Dafür, dass er nach eigenen Worten «eigentlich tot» war, wirkte Gabriel Clemens nach dem Darts-Krimi von London wieder total lebendig.
Das hochemotionale 4:3 des nationalen Primus gegen den Waliser Jim Williams ließ nicht nur Fußball-Star Thomas Müller jubeln, sondern weckte in Darts-Deutschland mal wieder ein paar Träume vom ganz großen Wurf im «Ally Pally».
Nicht nur die 750 lautstarken Deutschland-Fans im Londoner Alexandra Palace stellen sich nun die Frage: Kann es dieser Gabriel Clemens nach seinem Achtelfinal-Einzug nun so weit schaffen wie kein Deutscher zuvor bei der WM? Dafür fehlt tatsächlich nur noch ein Sieg.
Lob vom Primus
Auch Primus Gerwyn Price war vom «German Giant» begeistert – und sinnierte schon über ein mögliches Viertelfinal-Duell an Neujahr. «Er hat die drei Legs seines Lebens gespielt.

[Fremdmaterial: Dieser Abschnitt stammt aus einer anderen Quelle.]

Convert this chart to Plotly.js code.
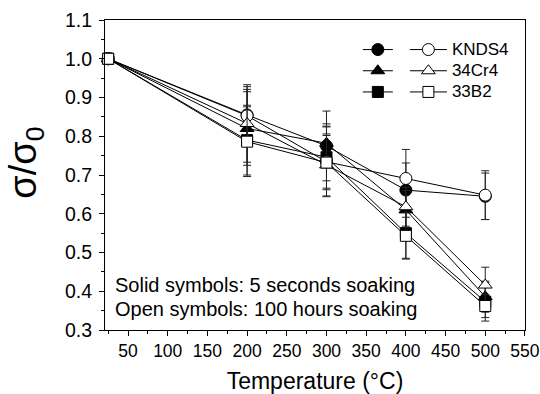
<!DOCTYPE html>
<html>
<head>
<meta charset="utf-8">
<script src="https://cdn.plot.ly/plotly-3.0.1.min.js"></script>
<style>html,body{margin:0;padding:0;background:#fff;}#chart{width:540px;height:394px;}</style>
</head>
<body>
<div id="chart"></div>
<script>
// Temperatures (°C)
const temperature = [25, 200, 300, 400, 500];
// Normalised strength sigma/sigma0 — solid symbols: 5 seconds soaking
const knds4Solid = [1.0, 0.855, 0.775, 0.661, 0.645];
const cr34Solid  = [1.0, 0.820, 0.782, 0.610, 0.386];
const b33Solid   = [1.0, 0.790, 0.746, 0.550, 0.373];
// Open symbols: 100 hours soaking
const knds4Open  = [1.0, 0.853, 0.734, 0.691, 0.648];
const cr34Open   = [1.0, 0.833, 0.726, 0.618, 0.416];
const b33Open    = [1.0, 0.786, 0.732, 0.543, 0.362];
// Error bar half-widths
const knds4SolidErr = [0.012, 0.073, 0.090, 0.070, 0.060];
const cr34SolidErr  = [0.012, 0.095, 0.050, 0.050, 0.040];
const b33SolidErr   = [0.012, 0.090, 0.080, 0.065, 0.050];
const knds4OpenErr  = [0.015, 0.068, 0.090, 0.075, 0.063];
const cr34OpenErr   = [0.012, 0.100, 0.080, 0.050, 0.046];
const b33OpenErr    = [0.012, 0.090, 0.070, 0.060, 0.030];
const materials = ['KNDS4', '34Cr4', '33B2'];
const xTicks = [50, 100, 150, 200, 250, 300, 350, 400, 450, 500, 550];
const yTicks = [0.3, 0.4, 0.5, 0.6, 0.7, 0.8, 0.9, 1.0, 1.1];
const yTitle = 'σ/σ<sub>0</sub>';
const xTitle = 'Temperature (°C)';

const FONT = 'Arial, "Liberation Sans", sans-serif';
function err(a){ return {type:'data', array:a, visible:true, color:'#222', thickness:1, width:4}; }
function trace(y, e, sym, filled, name, legend){
  return {
    x: temperature, y: y, error_y: err(e), mode: 'lines+markers', type: 'scatter',
    name: name, legend: legend,
    line: {color:'#000', width:1},
    marker: {symbol: sym, size: sym==='square' ? 11 : 12, color: filled ? '#000' : '#fff',
             line: {color:'#000', width:1}},
    cliponaxis: false
  };
}
function lbl(t){ return '<span style="font-size:17px">' + t + '</span>'; }
const data = [
  trace(knds4Solid, knds4SolidErr, 'circle', true, ' ', 'legend'),
  trace(cr34Solid, cr34SolidErr, 'triangle-up', true, ' ', 'legend'),
  trace(b33Solid, b33SolidErr, 'square', true, ' ', 'legend'),
  trace(knds4Open, knds4OpenErr, 'circle', false, lbl(materials[0]), 'legend2'),
  trace(cr34Open, cr34OpenErr, 'triangle-up', false, lbl(materials[1]), 'legend2'),
  trace(b33Open, b33OpenErr, 'square', false, lbl(materials[2]), 'legend2')
];
const axisCommon = {
  showline: true, linecolor: '#000', linewidth: 1, mirror: true,
  ticks: 'outside', ticklen: 5, tickwidth: 1, tickcolor: '#000',
  showgrid: false, zeroline: false
};
const layout = {
  width: 540, height: 394,
  margin: {l: 105, r: 15, t: 20, b: 64},
  paper_bgcolor: '#fff', plot_bgcolor: '#fff',
  showlegend: true,
  font: {family: FONT, color: '#000'},
  xaxis: Object.assign({}, axisCommon, {
    range: [21, 550.05], tickvals: xTicks, ticktext: xTicks.map(String),
    ticklabeloverflow: 'allow',
    tickfont: {family: FONT, size: 17.5, color: '#000'},
    minor: {dtick: 25, tick0: 0, ticks: 'outside', ticklen: 3, tickcolor: '#000', showgrid: false},
    title: {text: xTitle, font: {family: FONT, size: 23, color: '#000'}, standoff: 12}
  }),
  yaxis: Object.assign({}, axisCommon, {
    range: [0.3, 1.1], tickvals: yTicks, ticktext: yTicks.map(v => v.toFixed(1)),
    ticklabelstandoff: 3,
    tickfont: {family: FONT, size: 19.5, color: '#000'},
    minor: {dtick: 0.05, tick0: 0, ticks: 'outside', ticklen: 3, tickcolor: '#000', showgrid: false}
  }),
  legend: {x: 0.602, y: 0.955, xanchor: 'left', yanchor: 'top', bgcolor: 'rgba(0,0,0,0)',
           font: {family: FONT, size: 14, color: '#000'}, itemwidth: 30, tracegroupgap: 0},
  legend2: {x: 0.714, y: 0.955, xanchor: 'left', yanchor: 'top', bgcolor: 'rgba(0,0,0,0)',
           font: {family: FONT, size: 14, color: '#000'}, itemwidth: 37, tracegroupgap: 0},
  annotations: [
    {xref: 'paper', yref: 'paper', x: -0.19, y: 0.54, xanchor: 'center', yanchor: 'middle', showarrow: false,
     textangle: -90, text: yTitle, font: {family: FONT, size: 38, color: '#000'}},
    {xref: 'paper', yref: 'paper', x: 0.018, y: 0.146, xanchor: 'left', yanchor: 'middle', showarrow: false,
     text: 'Solid symbols: 5 seconds soaking', font: {family: FONT, size: 20, color: '#000'}},
    {xref: 'paper', yref: 'paper', x: 0.018, y: 0.069, xanchor: 'left', yanchor: 'middle', showarrow: false,
     text: 'Open symbols: 100 hours soaking', font: {family: FONT, size: 20, color: '#000'}}
  ]
};
Plotly.newPlot('chart', data, layout, {displayModeBar: false, staticPlot: true});
</script>
</body>
</html>
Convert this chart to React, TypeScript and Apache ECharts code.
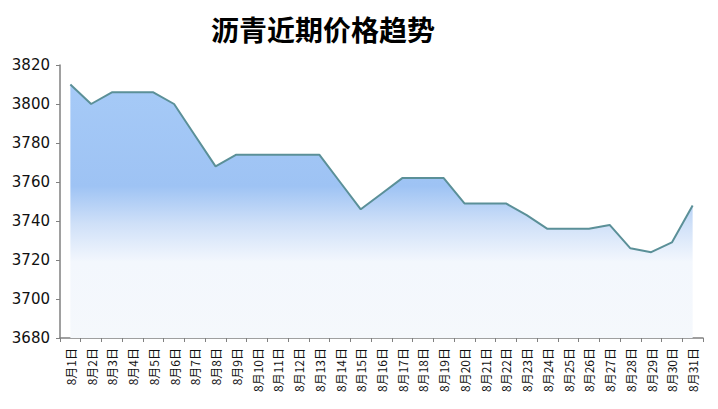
import React, { useEffect, useRef } from "react";
import * as echarts from "echarts";

const titleText = "沥青近期价格趋势";
const categories = Array.from({ length: 31 }, (_, i) => `8月${i + 1}日`);
const prices = [
  3810, 3800, 3806, 3806, 3806, 3800, 3784, 3768, 3774, 3774,
  3774, 3774, 3774, 3760, 3746, 3754, 3762, 3762, 3762, 3749,
  3749, 3749, 3743, 3736, 3736, 3736, 3738, 3726, 3724, 3729,
  3748,
];
const yMin = 3680;
const yMax = 3820;
const yStep = 20;

export default function App() {
  const ref = useRef<HTMLDivElement>(null);
  useEffect(() => {
    if (!ref.current) return;
    const chart = echarts.init(ref.current, null, { renderer: "svg" });
    chart.setOption({
      animation: false,
      backgroundColor: "#ffffff",
      title: {
        text: titleText,
        left: 318,
        top: 10,
        textAlign: "center",
        textStyle: {
          fontFamily: "Noto Sans CJK SC",
          fontSize: 28,
          fontWeight: "bold",
          color: "#000000",
        },
      },
      grid: { left: 60, right: 15, top: 65, bottom: 71, containLabel: false },
      xAxis: {
        type: "category",
        data: categories,
        boundaryGap: true,
        axisLine: { lineStyle: { color: "#808080", width: 1.5 } },
        axisTick: { show: true, length: 4, lineStyle: { color: "#808080" } },
        axisLabel: {
          rotate: 90,
          interval: 0,
          margin: 10,
          fontFamily: "Noto Sans CJK SC",
          fontSize: 12,
          color: "#111111",
        },
        splitLine: { show: false },
      },
      yAxis: {
        type: "value",
        min: yMin,
        max: yMax,
        interval: yStep,
        axisLine: { show: true, lineStyle: { color: "#808080", width: 1.5 } },
        axisTick: { show: true, length: 4, lineStyle: { color: "#808080" } },
        axisLabel: {
          fontFamily: "DejaVu Sans",
          fontSize: 15,
          color: "#111111",
          margin: 10,
          formatter: (v: number) => String(v),
        },
        splitLine: { show: false },
      },
      series: [
        {
          type: "line",
          data: prices,
          symbol: "none",
          lineStyle: { color: "#5b9098", width: 2 },
          areaStyle: {
            opacity: 1,
            color: new echarts.graphic.LinearGradient(0, 0, 0, 1, [
              { offset: 0, color: "#a6caf7" },
              { offset: 0.4, color: "#9ec3f4" },
              { offset: 0.55, color: "#cfe0f8" },
              { offset: 0.7, color: "#f3f7fd" },
              { offset: 1, color: "#f5f8fc" },
            ]),
          },
        },
      ],
    });
    return () => chart.dispose();
  }, []);
  return (
    <div
      ref={ref}
      style={{ position: "absolute", left: 0, top: 0, width: 718, height: 409 }}
    />
  );
}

Jim war obenauf, so habe ich Gabriel noch nie gesehen. Er hat unter Druck geliefert. Vielleicht treffe ich ihn schon bald», sagte der Waliser Price bei DAZN.
Nüchtern gesehen hat Clemens zwar gegen die Nummer 37 (William O’Connor aus Irland) und die 77 der Welt (Williams) nur seine Pflicht erfüllt. Emotional ist es schon jetzt viel mehr, was auch am dramatischen Spielverlauf der Drittrunden-Partie lag.
«Ich war eigentlich tot, habe es dann irgendwie geschafft, den Kopf aus der Schlinge zu ziehen. Ich habe ein paar gute Momente gehabt», beschrieb der 39 Jahre alte Clemens die heiklen Momente, als er gegen Williams zwischenzeitlich mit 2:3-Sätzen und 0:2-Legs zurücklag. Der Waliser hatte im sechsten Satz sogar einen Matchdart, vergab diesen aber. Danach kippte das ganze Spiel.
Nun muss Williams abreisen, während Deutschlands Nummer eins nach dem beeindruckenden Comeback weiter um dickes Preisgeld und riesiges Prestige spielt. «Ich bin sprachlos, gerade mit dem Bull-Finish am Ende. Gaga hat so Nerven gezeigt», lobte Profi Max Hopp seinen Kollegen.
Warten auf den Achtelfinal-Gegner
Außer Clemens, der dies nun schon zum zweiten Mal schafft, hat noch kein Deutscher das WM-Achtelfinale erreicht. Und die Chancen für eine weitere Runde stehen gut, schließlich trifft Clemens nun auf den schottischen Außenseiter Alan Soutar. Dieser hatte Mitfavorit Danny Noppert (Niederlande) nach 0:2-Rückstand mit 4:2 besiegt. «Im Achtelfinale kommt kein Schlechter mehr», betonte Clemens.
Auch Bayern-Profi Müller riss das ständige Auf und Ab vor dem Fernseher mit. «Was für ein geiles #Darts Match von Gabriel Clemens», schrieb der 33-Jährige bei Twitter. Clemens wird im «Ally Pally» immer mehr zu einem Spezialisten für solche Darts-Krimis: 2021 schlug er erst Weltmeister Peter Wright mit 4:3, bevor er gegen den Polen Krzysztof Ratajski in packender Art und Weise mit 3:4 unterlag.
Und nun das. Clemens war zwar noch verschwitzt und ausgelaugt, sagte dann aber schnell: «Der Ruhetag reicht schon, um runterzukommen. Jetzt noch ein paar Interviews. Morgen früh ist alles wieder ganz normal.»
Immerhin der Reisestress ist nun vorbei. Für die Feiertage an Weihnachten war Clemens noch einmal vorübergehend ins Saarland gereist. Nun bleibt er so lange in London, bis das Turnier für ihn beendet ist.
Auch an seinem Ruhetag am Mittwoch plante «Gaga» einen Besuch im Alexandra Palace, diesmal als Unterstützung seines Landsmanns Martin Schindler bei dessen Duell mit dem englischen Weltklassespieler Michael Smith. «Ich drücke Martin natürlich die Daumen. Er war mit mir hier, nun begleite ich ihn», sagte Clemens.